Orientierungshilfe fehlt aktuell

Es bedarf aus meiner Sicht nun einer klaren Orientierungshilfe für den Patienten. Der Patient hat im Dschungel der Angebote eine strukturierte Übersicht sowie fundierte Bewertung der offerierten innovativen Lösungen verdient. Zudem bedarf es der soliden digitalen Ausbildung für die Ärzte. Das heißt, die künftigen Mediziner dürfen schon im Studium lernen, wie sie mit dem Chancen-Thema Digitalisierung umzugehen haben.

Wohin geht der Trend im Bereich eHealth?

Ich sehe drei positive Kernentwicklungen:

  1.  Die Medizin wird sicherer, der digitale Co-Pilot hilft dem Arzt künftig auf deutlich mehr Daten und Erfahrungswerte zurückzugreifen, um seine Behandlung optimal an das Krankheitsbild anzupassen. Ein Privileg, das in der analogen Medizin den Medizinern vorbehalten war, die über ausreichend Erfahrung verfügen.
  2. Die Medizin wird transparenter, dadurch wird der Patient zunehmend mündiger, da besser informiert.
  3. Die Medizin kann effizienter werden.
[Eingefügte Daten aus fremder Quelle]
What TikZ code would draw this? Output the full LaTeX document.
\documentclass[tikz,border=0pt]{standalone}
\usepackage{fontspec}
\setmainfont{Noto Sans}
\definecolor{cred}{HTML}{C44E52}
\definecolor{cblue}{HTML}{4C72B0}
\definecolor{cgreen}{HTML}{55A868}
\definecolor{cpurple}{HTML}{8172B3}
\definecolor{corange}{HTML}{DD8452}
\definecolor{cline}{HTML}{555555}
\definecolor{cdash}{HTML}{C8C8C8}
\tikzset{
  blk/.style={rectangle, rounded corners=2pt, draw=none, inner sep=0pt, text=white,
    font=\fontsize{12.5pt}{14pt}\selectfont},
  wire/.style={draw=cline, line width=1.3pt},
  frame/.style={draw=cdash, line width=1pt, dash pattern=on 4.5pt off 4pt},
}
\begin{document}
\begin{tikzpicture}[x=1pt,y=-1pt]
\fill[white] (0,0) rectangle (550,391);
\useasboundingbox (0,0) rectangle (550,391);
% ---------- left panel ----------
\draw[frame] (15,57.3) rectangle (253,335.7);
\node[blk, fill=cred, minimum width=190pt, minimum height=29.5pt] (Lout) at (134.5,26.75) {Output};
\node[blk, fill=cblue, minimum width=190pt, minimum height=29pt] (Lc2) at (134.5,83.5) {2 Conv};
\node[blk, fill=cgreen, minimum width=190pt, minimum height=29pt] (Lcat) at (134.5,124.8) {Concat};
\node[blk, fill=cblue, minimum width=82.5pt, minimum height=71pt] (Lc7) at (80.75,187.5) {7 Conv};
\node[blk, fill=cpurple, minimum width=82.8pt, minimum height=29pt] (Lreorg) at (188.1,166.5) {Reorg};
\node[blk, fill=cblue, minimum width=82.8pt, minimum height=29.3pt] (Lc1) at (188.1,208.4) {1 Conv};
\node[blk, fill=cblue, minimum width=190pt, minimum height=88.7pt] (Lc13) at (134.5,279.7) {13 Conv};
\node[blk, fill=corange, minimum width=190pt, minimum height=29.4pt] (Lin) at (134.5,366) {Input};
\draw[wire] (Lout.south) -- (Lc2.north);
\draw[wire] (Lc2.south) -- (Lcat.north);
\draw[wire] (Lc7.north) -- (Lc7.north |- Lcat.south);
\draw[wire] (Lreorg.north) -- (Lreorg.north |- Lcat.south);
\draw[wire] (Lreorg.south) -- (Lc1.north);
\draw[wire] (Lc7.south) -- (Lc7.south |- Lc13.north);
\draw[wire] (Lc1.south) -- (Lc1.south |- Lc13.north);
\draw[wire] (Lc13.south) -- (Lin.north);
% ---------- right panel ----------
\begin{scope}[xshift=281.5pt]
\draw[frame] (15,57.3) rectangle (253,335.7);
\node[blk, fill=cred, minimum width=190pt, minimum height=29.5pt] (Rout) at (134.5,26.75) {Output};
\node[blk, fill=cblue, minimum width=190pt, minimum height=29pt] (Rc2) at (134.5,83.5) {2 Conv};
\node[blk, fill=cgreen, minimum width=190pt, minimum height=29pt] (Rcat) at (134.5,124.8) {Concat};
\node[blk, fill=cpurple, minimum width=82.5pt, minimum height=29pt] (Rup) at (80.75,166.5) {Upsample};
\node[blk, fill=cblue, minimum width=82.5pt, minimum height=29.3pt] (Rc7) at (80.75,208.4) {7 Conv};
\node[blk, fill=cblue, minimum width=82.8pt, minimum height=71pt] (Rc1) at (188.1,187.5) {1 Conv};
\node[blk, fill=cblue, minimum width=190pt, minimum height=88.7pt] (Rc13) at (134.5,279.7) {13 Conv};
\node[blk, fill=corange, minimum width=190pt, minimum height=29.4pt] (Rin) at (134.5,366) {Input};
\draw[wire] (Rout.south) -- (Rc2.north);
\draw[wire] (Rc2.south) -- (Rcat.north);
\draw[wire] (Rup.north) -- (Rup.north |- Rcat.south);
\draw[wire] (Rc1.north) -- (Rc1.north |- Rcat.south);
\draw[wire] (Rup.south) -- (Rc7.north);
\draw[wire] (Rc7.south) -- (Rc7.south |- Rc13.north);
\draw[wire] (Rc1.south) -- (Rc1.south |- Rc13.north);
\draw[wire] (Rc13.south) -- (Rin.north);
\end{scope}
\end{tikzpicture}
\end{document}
Antiquierte Prozesse, Medienbrüche und analoge Suchverfahren werden u.a. durch AI, Deep Learning und viel technisches Know-how optimiert bzw. teilweise völlig ersetzt.

Medizin der Zukunft: Im Fokus steht der Patient

Wie sieht die Medizin der Zukunft in Ihrer Vorstellung aus?

Ich bin durch und durch Optimist. Die Medizin der Zukunft wird befreit sein von Zeitfressern, wie redundanter Dokumentation, altmodischer Bürokratie und antiquierten Prozessen. Sie fokussiert sich wieder auf die Person, die im Mittelpunkt steht: den Patienten. Die Technologisierung und rapide akzelerierende Innovation wird es uns Ärzten ermöglichen, stets die Kontrolle über optimale Diagnostik und Therapie zu behalten. Dafür müssen die Weichen jetzt laufend richtig, weise und vorausschauend von erfahrenen Experten gestellt werden.

Der Arzt der Zukunft wird, mehr noch als heute, in erster Linie der emotionale, empathische Gesprächspartner des Patienten sein. Die Kernaufgabe des Heilens wird somit wieder in den Fokus gerückt werden.

Vielen Dank für die Einblicke und für das Gespräch.